BOSTON (Reuters) - Portfolio manager Will Danoff, whose $85 billion Fidelity Contrafund is the largest active shareholder in Apple Inc, trimmed his holdings in the maker of the iPhone by 3.1 percent in December.
Apple remains the top holding in Contrafund, according to the latest disclosures by Boston-based Fidelity on Wednesday. Under Danoff, Contrafund has been the best performing large-cap growth fund over the past 20 years, posting an annual total return of 10.59 percent, according to Lipper Inc, a Thomson Reuters unit.

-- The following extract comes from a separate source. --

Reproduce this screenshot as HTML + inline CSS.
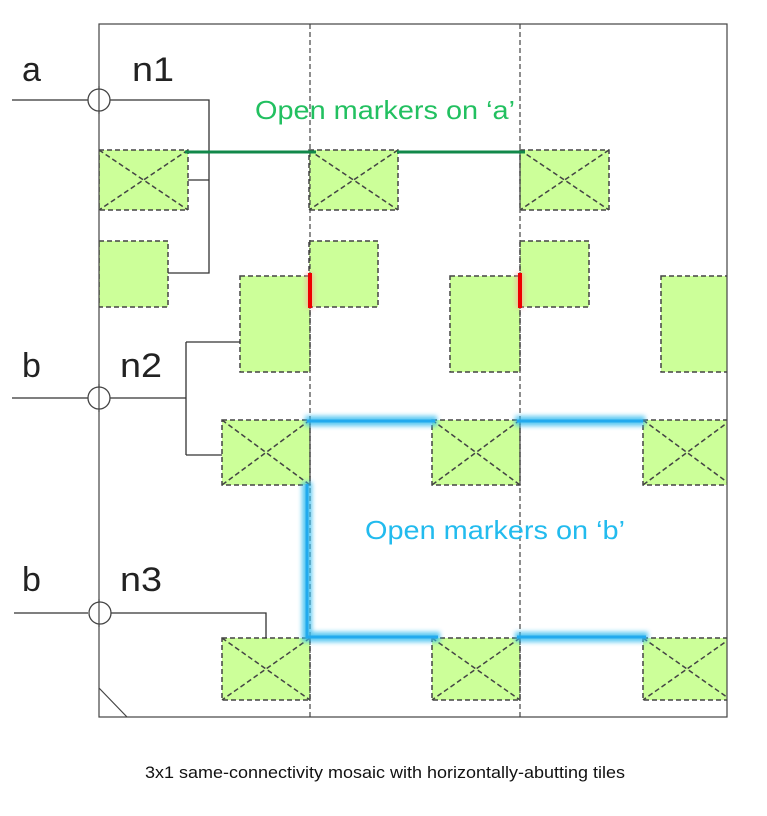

The modest trimming and Danoff’s recent comments about Apple indicate he still likes the stock, although U.S. retail investors have soured on it.
Weak holiday sales of Apple’s iPhone helped to spark a selloff that lopped some $50 billion off the company’s market capitalization in one day of trading last week.
Contrafund reported holding $6.15 billion worth of Apple stock at the end of December. That translates into 11.56 million shares, compared with the 11.92 million shares reported at the end of November.
Apple accounted for 7.3 percent of Danoff’s holdings, down from 8.2 percent at the end of November. Contrafund is Apple’s second largest shareholder after the Vanguard Total Stock Market Index Fund.
With more competition from rival smartphone makers such as Samsung Electronic Co Ltd, Apple shares are off 35 percent since hitting an all-time high of $705.07 in late September. Apples shares slipped 0.3 percent to $459.68 in early trading on Wednesday.
Still, in a Fidelity Viewpoints interview posted January 16, Danoff extolled the virtues of Apple’s cash-generating power.
“Apple has been generating a billion dollars of free cash flow per week,” Danoff said. “In the last two years, the company has added $100 billion of revenue without needing any additional working capital.”
But Danoff also acknowledged the stock slide and stiffer competition.
“The stock has been disappointing in the last quarter or two,” he said in the Fidelity Viewpoints interview. “Competition has definitely intensified in the smartphone and tablet markets.”
Contrafund posted a 6.51 percent return in the fourth quarter, barely beating the 6.35 percent advance in the benchmark S&P 500 index.
Danoff got help from other technology holdings and an overweight position in gold mining companies, betting that unprecedented levels of global debt will support prices in the precious metal.